*Recorded data*
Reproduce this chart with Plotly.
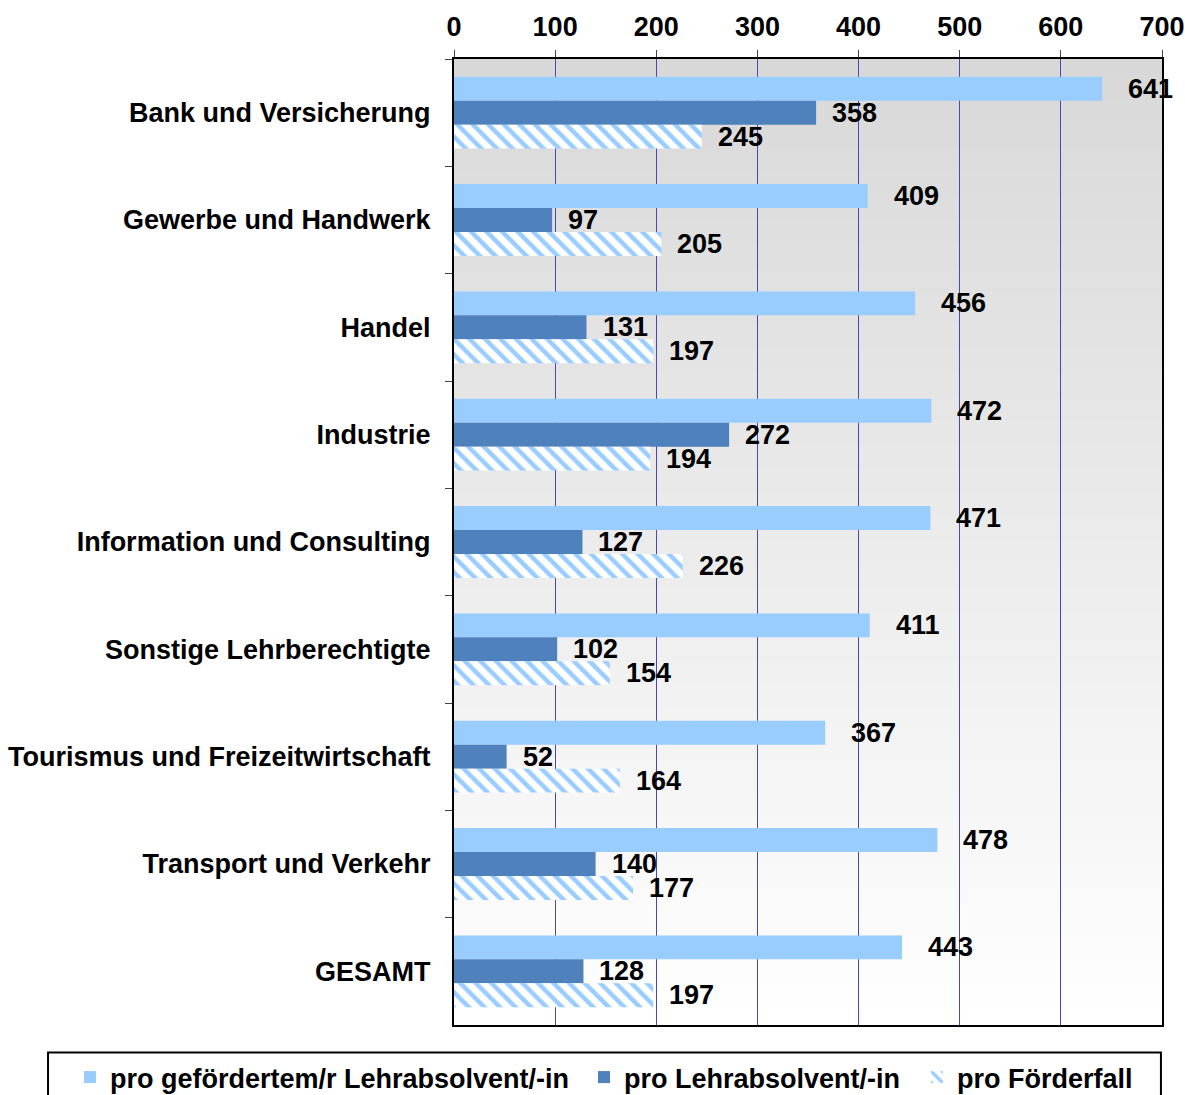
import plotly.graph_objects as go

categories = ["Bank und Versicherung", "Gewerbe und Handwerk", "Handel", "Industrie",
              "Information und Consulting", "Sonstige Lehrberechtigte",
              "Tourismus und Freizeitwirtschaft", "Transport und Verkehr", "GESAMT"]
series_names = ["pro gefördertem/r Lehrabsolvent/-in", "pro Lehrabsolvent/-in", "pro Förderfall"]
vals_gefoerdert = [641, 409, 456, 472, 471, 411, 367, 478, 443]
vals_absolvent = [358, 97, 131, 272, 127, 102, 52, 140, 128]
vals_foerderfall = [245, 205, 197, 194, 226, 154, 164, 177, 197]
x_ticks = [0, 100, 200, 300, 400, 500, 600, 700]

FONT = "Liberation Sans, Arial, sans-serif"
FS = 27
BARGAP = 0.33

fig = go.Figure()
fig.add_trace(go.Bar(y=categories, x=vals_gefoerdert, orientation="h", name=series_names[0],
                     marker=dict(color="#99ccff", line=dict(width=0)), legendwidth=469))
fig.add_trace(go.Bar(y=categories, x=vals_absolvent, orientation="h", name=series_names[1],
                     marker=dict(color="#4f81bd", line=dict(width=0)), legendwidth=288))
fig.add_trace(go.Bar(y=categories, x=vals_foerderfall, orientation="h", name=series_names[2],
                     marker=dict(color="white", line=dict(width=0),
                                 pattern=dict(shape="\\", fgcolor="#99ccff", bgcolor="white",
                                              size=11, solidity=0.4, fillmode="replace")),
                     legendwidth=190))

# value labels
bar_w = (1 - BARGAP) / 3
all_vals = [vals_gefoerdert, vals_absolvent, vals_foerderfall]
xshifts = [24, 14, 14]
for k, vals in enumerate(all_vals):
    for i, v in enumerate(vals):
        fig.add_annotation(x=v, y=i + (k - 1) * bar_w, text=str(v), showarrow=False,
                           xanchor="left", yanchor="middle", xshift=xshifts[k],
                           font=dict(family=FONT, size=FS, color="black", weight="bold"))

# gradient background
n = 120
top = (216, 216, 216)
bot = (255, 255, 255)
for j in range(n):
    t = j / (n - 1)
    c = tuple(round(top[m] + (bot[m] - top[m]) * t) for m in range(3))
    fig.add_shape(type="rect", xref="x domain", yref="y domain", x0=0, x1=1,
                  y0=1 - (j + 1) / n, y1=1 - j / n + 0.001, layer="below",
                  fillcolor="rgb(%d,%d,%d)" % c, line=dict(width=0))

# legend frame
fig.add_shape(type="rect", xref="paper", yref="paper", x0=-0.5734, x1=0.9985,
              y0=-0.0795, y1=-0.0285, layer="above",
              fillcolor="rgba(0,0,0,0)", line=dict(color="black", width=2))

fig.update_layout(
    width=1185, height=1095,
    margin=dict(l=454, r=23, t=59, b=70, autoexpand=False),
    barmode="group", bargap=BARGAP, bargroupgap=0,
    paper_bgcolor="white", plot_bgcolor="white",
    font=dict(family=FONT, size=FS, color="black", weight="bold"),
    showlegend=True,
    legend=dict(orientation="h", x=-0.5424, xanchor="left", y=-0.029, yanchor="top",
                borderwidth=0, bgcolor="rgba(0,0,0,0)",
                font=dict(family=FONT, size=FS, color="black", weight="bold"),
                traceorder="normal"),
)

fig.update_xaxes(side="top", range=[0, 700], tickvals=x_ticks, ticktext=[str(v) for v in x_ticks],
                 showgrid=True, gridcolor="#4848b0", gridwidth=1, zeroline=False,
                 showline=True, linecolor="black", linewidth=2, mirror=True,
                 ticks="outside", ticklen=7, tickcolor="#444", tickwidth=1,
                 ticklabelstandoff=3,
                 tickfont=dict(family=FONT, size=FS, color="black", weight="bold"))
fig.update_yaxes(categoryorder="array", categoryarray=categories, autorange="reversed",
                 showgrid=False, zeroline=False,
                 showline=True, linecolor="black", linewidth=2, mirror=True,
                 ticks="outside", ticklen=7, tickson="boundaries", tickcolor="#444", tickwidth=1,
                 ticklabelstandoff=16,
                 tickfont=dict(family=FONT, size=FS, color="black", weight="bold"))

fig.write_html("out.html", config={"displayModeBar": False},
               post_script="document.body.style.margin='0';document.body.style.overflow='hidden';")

*Challenge*
Please repeat exactly the data above from its first line to the line that contains "import plotly.graph_objects as go", inclusive, and leave every picture out.

*Result of this exercise*
Reproduce this chart with Plotly.
import plotly.graph_objects as go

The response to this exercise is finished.